Saturday, May 4, 2024

End of season: the best may be saved for last

These are the last few weeks of “season,” and already many of the snowbirds in my neighborhood have taken off. When I walk through Briny Breezes next door, you can see the aluminum shutters going on up on the trailers, the parking lot thinning out. There are always two events that signal the end of season to me, and both are this month. The first is the Easter sunrise services this Sunday at the beach Pavilion at A1A and Atlantic Avenue and the other is the Delray Affair next weekend.

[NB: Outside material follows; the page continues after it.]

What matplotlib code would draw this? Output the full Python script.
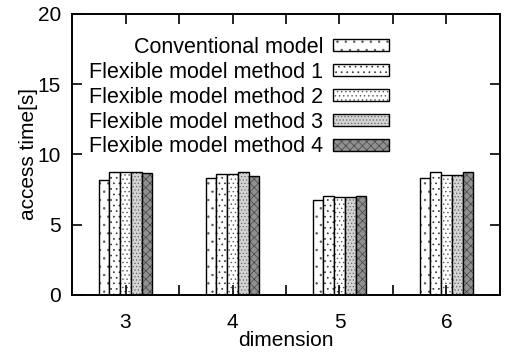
import matplotlib
matplotlib.use("Agg")
import matplotlib.pyplot as plt
from matplotlib.legend_handler import HandlerTuple
import numpy as np

plt.rcParams['font.family'] = ['Liberation Sans', 'DejaVu Sans']
plt.rcParams['hatch.linewidth'] = 0.5

dimensions = [3, 4, 5, 6]
series_names = ["Conventional model", "Flexible model method 1", "Flexible model method 2",
                "Flexible model method 3", "Flexible model method 4"]
conventional = [8.18, 8.35, 6.76, 8.30]
method1 = [8.78, 8.60, 7.05, 8.75]
method2 = [8.78, 8.60, 6.95, 8.55]
method3 = [8.78, 8.75, 6.95, 8.55]
method4 = [8.66, 8.50, 7.05, 8.75]
series = [conventional, method1, method2, method3, method4]

faces = ['white', 'white', 'white', '#d4d4d4', '#909090']
hatches = ['..', '...', '....', '.....', 'xxxx']
hatch_cols = ['#555555', '#333333', '#555555', '#666666', '#444444']

fig = plt.figure(figsize=(5.07, 3.52), dpi=100)
ax = fig.add_axes([72/507, 1-295/352, (500-72)/507, (295-14)/352])

width = 0.1
x = np.array(dimensions, dtype=float)
handles = []
for i, (vals, name) in enumerate(zip(series, series_names)):
    b1 = ax.bar(x + (i - 2) * width, vals, width=width, facecolor=faces[i], edgecolor=hatch_cols[i],
                hatch=hatches[i], linewidth=0)
    b2 = ax.bar(x + (i - 2) * width, vals, width=width, facecolor='none', edgecolor='black',
                linewidth=1.0)
    handles.append((b1, b2))

ax.set_xlim(2.5, 6.5)
ax.set_ylim(0, 20)
ax.set_xticks(dimensions)
ax.set_xticks([3.5, 4.5, 5.5], minor=True)
ax.set_yticks([0, 5, 10, 15, 20])
ax.tick_params(which='both', direction='in', top=True, right=True, length=7, width=1.2,
               labelsize=15)
ax.tick_params(axis='x', pad=13)
ax.tick_params(axis='y', pad=8)
for s in ax.spines.values():
    s.set_linewidth(1.4)
ax.set_xlabel("dimension", fontsize=15, labelpad=-1)
ax.set_ylabel("access time[s]", fontsize=15, labelpad=0)

leg = ax.legend(handles, series_names, handler_map={tuple: HandlerTuple(ndivide=1, pad=0)},
                loc='upper right', bbox_to_anchor=(389/507, 1-37/352), bbox_transform=fig.transFigure,
                markerfirst=False, frameon=False, fontsize=15.5, handlelength=2.6,
                handleheight=0.5, handletextpad=0.45, labelspacing=0.18, borderaxespad=0, borderpad=0)

fig.savefig("out.png", dpi=100)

The first time I went to sunrise services I recall feeling sacrilegious. I was used to hours on my knees in a dark church at a Catholic Mass, and here I was, in a beach chair with a cup of black coffee, my flip flops off to the side. No grim stations of the cross, no bloody crucifixion, just the cool sand between my toes, a soft breeze in the sea oats, a murmur of voices as people ran into neighbors, a voice from a microphone introducing a minister, and just there, just under the slate blue bar of the ocean was the sun starting to glimmer pink below the curve of the earth. There was singing, prayers and something else that gave me chill bumps. It was like nothing I had had ever done on Easter Sunday. I think we went to Rosella’s afterward on the way home and got pastries.

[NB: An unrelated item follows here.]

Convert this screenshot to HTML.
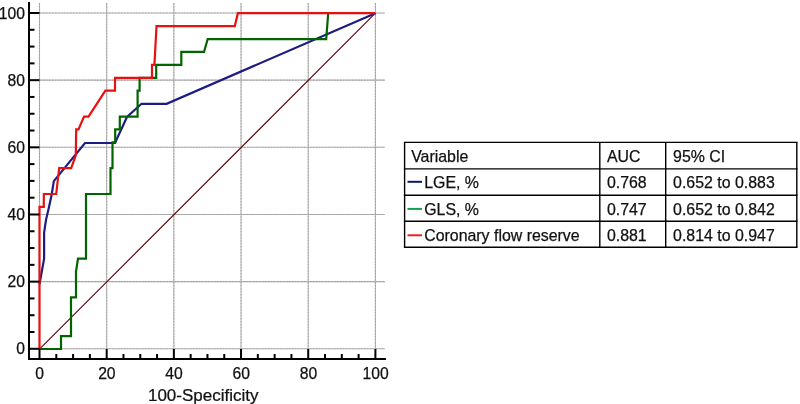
<!DOCTYPE html>
<html><head><meta charset="utf-8"><style>
html,body{margin:0;padding:0;background:#fff;}
body{width:800px;height:404px;overflow:hidden;}
svg{display:block;font-family:"Liberation Sans",sans-serif;will-change:transform;filter:blur(0.25px);}
.gvb{stroke:#b4b4b4;stroke-width:1.1;}
.gvd{stroke:#8c8c8c;stroke-width:1.1;stroke-dasharray:1.5 1.5;opacity:0.5}
.ghb{stroke:#b4b4b4;stroke-width:1.1;}
.ghd{stroke:#8c8c8c;stroke-width:1.1;stroke-dasharray:1.5 1.5;opacity:0.5}
.tl{font-size:15.7px;fill:#111;stroke:#111;stroke-width:0.25px;}
.tt{font-size:17px;fill:#111;stroke:#111;stroke-width:0.25px;}
.td{font-size:15.9px;fill:#111;stroke:#111;stroke-width:0.25px;}
</style></head><body>
<svg width="800" height="404" viewBox="0 0 800 404">
<line x1="39.50" y1="3" x2="39.50" y2="349" class="gvb"/>
<line x1="39.50" y1="3" x2="39.50" y2="349" class="gvd"/>
<line x1="40" y1="348.80" x2="385" y2="348.80" class="ghb"/>
<line x1="40" y1="348.80" x2="385" y2="348.80" class="ghd"/>
<line x1="106.68" y1="3" x2="106.68" y2="349" class="gvb"/>
<line x1="106.68" y1="3" x2="106.68" y2="349" class="gvd"/>
<line x1="40" y1="281.64" x2="385" y2="281.64" class="ghb"/>
<line x1="40" y1="281.64" x2="385" y2="281.64" class="ghd"/>
<line x1="173.86" y1="3" x2="173.86" y2="349" class="gvb"/>
<line x1="173.86" y1="3" x2="173.86" y2="349" class="gvd"/>
<line x1="40" y1="214.48" x2="385" y2="214.48" class="ghb"/>
<line x1="40" y1="214.48" x2="385" y2="214.48" class="ghd"/>
<line x1="241.04" y1="3" x2="241.04" y2="349" class="gvb"/>
<line x1="241.04" y1="3" x2="241.04" y2="349" class="gvd"/>
<line x1="40" y1="147.32" x2="385" y2="147.32" class="ghb"/>
<line x1="40" y1="147.32" x2="385" y2="147.32" class="ghd"/>
<line x1="308.22" y1="3" x2="308.22" y2="349" class="gvb"/>
<line x1="308.22" y1="3" x2="308.22" y2="349" class="gvd"/>
<line x1="40" y1="80.16" x2="385" y2="80.16" class="ghb"/>
<line x1="40" y1="80.16" x2="385" y2="80.16" class="ghd"/>
<line x1="375.40" y1="3" x2="375.40" y2="349" class="gvb"/>
<line x1="375.40" y1="3" x2="375.40" y2="349" class="gvd"/>
<line x1="40" y1="13.00" x2="385" y2="13.00" class="ghb"/>
<line x1="40" y1="13.00" x2="385" y2="13.00" class="ghd"/>
<line x1="39.5" y1="349.1" x2="375.4" y2="13.2" stroke="#5e000e" stroke-width="1.15"/>
<polyline points="39.5,284.43 44.1,258.6 44.1,232.77 46,219.85 49,206.94 51.8,194.02 53.8,181.11 85,143.0 115,143.0 127,117.0 141.5,103.8 166.6,103.8 375.4,13.21" fill="none" stroke="#1c1c82" stroke-width="2.2" stroke-linejoin="miter" stroke-miterlimit="3"/>
<polyline points="39.5,349.0 61,349.0 61,336.08 71,336.08 71,297.34 76,297.34 76,271.51 78,258.6 86,258.6 86,194.02 110.5,194.02 110.5,168.19 112.5,168.19 112.5,142.36 115.2,142.36 115.2,129.45 119.8,129.45 119.8,116.53 137.6,116.53 137.6,90.7 139.6,90.7 139.6,77.79 156.2,77.79 156.2,64.87 181.3,64.87 181.3,51.96 204,51.96 207.7,39.04 326.2,39.04 328.2,13.21" fill="none" stroke="#006400" stroke-width="2.2" stroke-linejoin="miter" stroke-miterlimit="3"/>
<polyline points="39.5,349.0 39.5,206.94 43.8,206.94 43.8,194.02 56.2,194.02 59.2,168.19 71.2,168.19 75.8,155.28 76.2,129.45 78.5,129.45 84,116.53 88.5,116.53 105.4,90.7 115,90.7 115,77.79 152,77.79 152,64.87 154.4,64.87 156.5,26.12 234.8,26.12 237.9,13.21 375.4,13.21" fill="none" stroke="#e81010" stroke-width="2.2" stroke-linejoin="miter" stroke-miterlimit="3"/>
<rect x="28" y="2" width="2" height="358" fill="#000"/>
<rect x="28" y="358" width="358" height="2" fill="#000"/>
<rect x="30" y="347.80" width="9.5" height="2" fill="#000"/>
<rect x="38.50" y="349" width="2" height="9" fill="#000"/>
<rect x="30" y="331.01" width="4.5" height="2" fill="#000"/>
<rect x="55.30" y="354" width="2" height="4" fill="#000"/>
<rect x="30" y="314.22" width="4.5" height="2" fill="#000"/>
<rect x="72.09" y="354" width="2" height="4" fill="#000"/>
<rect x="30" y="297.43" width="4.5" height="2" fill="#000"/>
<rect x="88.88" y="354" width="2" height="4" fill="#000"/>
<rect x="30" y="280.64" width="9.5" height="2" fill="#000"/>
<rect x="105.68" y="349" width="2" height="9" fill="#000"/>
<rect x="30" y="263.85" width="4.5" height="2" fill="#000"/>
<rect x="122.47" y="354" width="2" height="4" fill="#000"/>
<rect x="30" y="247.06" width="4.5" height="2" fill="#000"/>
<rect x="139.27" y="354" width="2" height="4" fill="#000"/>
<rect x="30" y="230.27" width="4.5" height="2" fill="#000"/>
<rect x="156.06" y="354" width="2" height="4" fill="#000"/>
<rect x="30" y="213.48" width="9.5" height="2" fill="#000"/>
<rect x="172.86" y="349" width="2" height="9" fill="#000"/>
<rect x="30" y="196.69" width="4.5" height="2" fill="#000"/>
<rect x="189.65" y="354" width="2" height="4" fill="#000"/>
<rect x="30" y="179.90" width="4.5" height="2" fill="#000"/>
<rect x="206.45" y="354" width="2" height="4" fill="#000"/>
<rect x="30" y="163.11" width="4.5" height="2" fill="#000"/>
<rect x="223.25" y="354" width="2" height="4" fill="#000"/>
<rect x="30" y="146.32" width="9.5" height="2" fill="#000"/>
<rect x="240.04" y="349" width="2" height="9" fill="#000"/>
<rect x="30" y="129.53" width="4.5" height="2" fill="#000"/>
<rect x="256.84" y="354" width="2" height="4" fill="#000"/>
<rect x="30" y="112.74" width="4.5" height="2" fill="#000"/>
<rect x="273.63" y="354" width="2" height="4" fill="#000"/>
<rect x="30" y="95.95" width="4.5" height="2" fill="#000"/>
<rect x="290.43" y="354" width="2" height="4" fill="#000"/>
<rect x="30" y="79.16" width="9.5" height="2" fill="#000"/>
<rect x="307.22" y="349" width="2" height="9" fill="#000"/>
<rect x="30" y="62.37" width="4.5" height="2" fill="#000"/>
<rect x="324.01" y="354" width="2" height="4" fill="#000"/>
<rect x="30" y="45.58" width="4.5" height="2" fill="#000"/>
<rect x="340.81" y="354" width="2" height="4" fill="#000"/>
<rect x="30" y="28.79" width="4.5" height="2" fill="#000"/>
<rect x="357.60" y="354" width="2" height="4" fill="#000"/>
<rect x="30" y="12.00" width="9.5" height="2" fill="#000"/>
<rect x="374.40" y="349" width="2" height="9" fill="#000"/>
<text x="24.9" y="354.30" class="tl" text-anchor="end">0</text>
<text x="39.70" y="379.0" class="tl" text-anchor="middle">0</text>
<text x="24.9" y="287.14" class="tl" text-anchor="end">20</text>
<text x="106.88" y="379.0" class="tl" text-anchor="middle">20</text>
<text x="24.9" y="219.98" class="tl" text-anchor="end">40</text>
<text x="174.06" y="379.0" class="tl" text-anchor="middle">40</text>
<text x="24.9" y="152.82" class="tl" text-anchor="end">60</text>
<text x="241.24" y="379.0" class="tl" text-anchor="middle">60</text>
<text x="24.9" y="85.66" class="tl" text-anchor="end">80</text>
<text x="308.42" y="379.0" class="tl" text-anchor="middle">80</text>
<text x="24.9" y="18.50" class="tl" text-anchor="end">100</text>
<text x="375.60" y="379.0" class="tl" text-anchor="middle">100</text>
<text transform="translate(203.2,400.9) scale(1,0.95)" class="tt" text-anchor="middle">100-Specificity</text>
<line x1="403.90000000000003" y1="142.4" x2="797.5" y2="142.4" stroke="#000" stroke-width="1.4"/>
<line x1="403.90000000000003" y1="168.9" x2="797.5" y2="168.9" stroke="#000" stroke-width="1.4"/>
<line x1="403.90000000000003" y1="195.2" x2="797.5" y2="195.2" stroke="#000" stroke-width="1.4"/>
<line x1="403.90000000000003" y1="221.2" x2="797.5" y2="221.2" stroke="#000" stroke-width="1.4"/>
<line x1="403.90000000000003" y1="247.2" x2="797.5" y2="247.2" stroke="#000" stroke-width="1.4"/>
<line x1="404.6" y1="142.4" x2="404.6" y2="247.2" stroke="#000" stroke-width="1.4"/>
<line x1="599.8" y1="142.4" x2="599.8" y2="247.2" stroke="#000" stroke-width="1.4"/>
<line x1="665.7" y1="142.4" x2="665.7" y2="247.2" stroke="#000" stroke-width="1.4"/>
<line x1="796.8" y1="142.4" x2="796.8" y2="247.2" stroke="#000" stroke-width="1.4"/>
<text transform="translate(411.2,161.90) scale(1,1.0)" class="td">Variable</text>
<text transform="translate(606.9,161.90) scale(1,1.0)" class="td">AUC</text>
<text transform="translate(673.1,161.90) scale(1,1.0)" class="td">95% CI</text>
<line x1="407.5" y1="181.80" x2="422" y2="181.80" stroke="#0b1a62" stroke-width="2"/>
<text transform="translate(424.2,188.00) scale(1,1.0)" class="td">LGE, %</text>
<text transform="translate(606.9,188.00) scale(1,1.0)" class="td">0.768</text>
<text transform="translate(673.1,188.00) scale(1,1.0)" class="td">0.652 to 0.883</text>
<line x1="407.5" y1="208.90" x2="422" y2="208.90" stroke="#14a04c" stroke-width="2"/>
<text transform="translate(424.2,214.50) scale(1,1.0)" class="td">GLS, %</text>
<text transform="translate(606.9,214.50) scale(1,1.0)" class="td">0.747</text>
<text transform="translate(673.1,214.50) scale(1,1.0)" class="td">0.652 to 0.842</text>
<line x1="407.5" y1="235.30" x2="422" y2="235.30" stroke="#e62229" stroke-width="2"/>
<text transform="translate(424.2,240.50) scale(1,1.0)" class="td">Coronary flow reserve</text>
<text transform="translate(606.9,240.50) scale(1,1.0)" class="td">0.881</text>
<text transform="translate(673.1,240.50) scale(1,1.0)" class="td">0.814 to 0.947</text>
</svg>
</body></html>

And next week is the Delray Affair, which is huge now—I always go early and I always walk the whole length of it. I like to find the stained glass lady, and the guy with all the wooden tiki hut signs. I always get a hot dog from Patrick Robinson, the Man Of Steam, at the Kiwanis booth. I buy glads. I usually blow an hour in Vince Canning Shoes but I’m right there and why not. And I always remember that last year my mother was here for the winter, with her terrible arthritis, and her aches and pains—and how she walked all the way from Swinton to over the bridge and to A1A at the Delray Affair with Elena, my former sister-in-law, and I. She loved the Delray Affair; she forgot for a few hours that she had sciatica and I think we all went to lunch afterward.

Every season in Delray Beach has its special times. I know I say it all the time, I know it’s a cornball ramble, but I mean it—I never get tired of the traditions and the ritual and the sense that we have a real hometown here. So yes, the winter season is drawing to a close, but who cares? We’ll get our town back, and we have a whole lazy summer to enjoy it.

In the meantime, I am heading to church on Sunday at the beach, and I’ll be all over those “It’s Five O’Clock Somewhere” signs at the Delray Affair.

Sunrise services this Sunday are 6:30 a.m. to 7:30 a.m. at A1A and Atlantic Avenue; The Delray Affair is Friday through Sunday, April 13-15.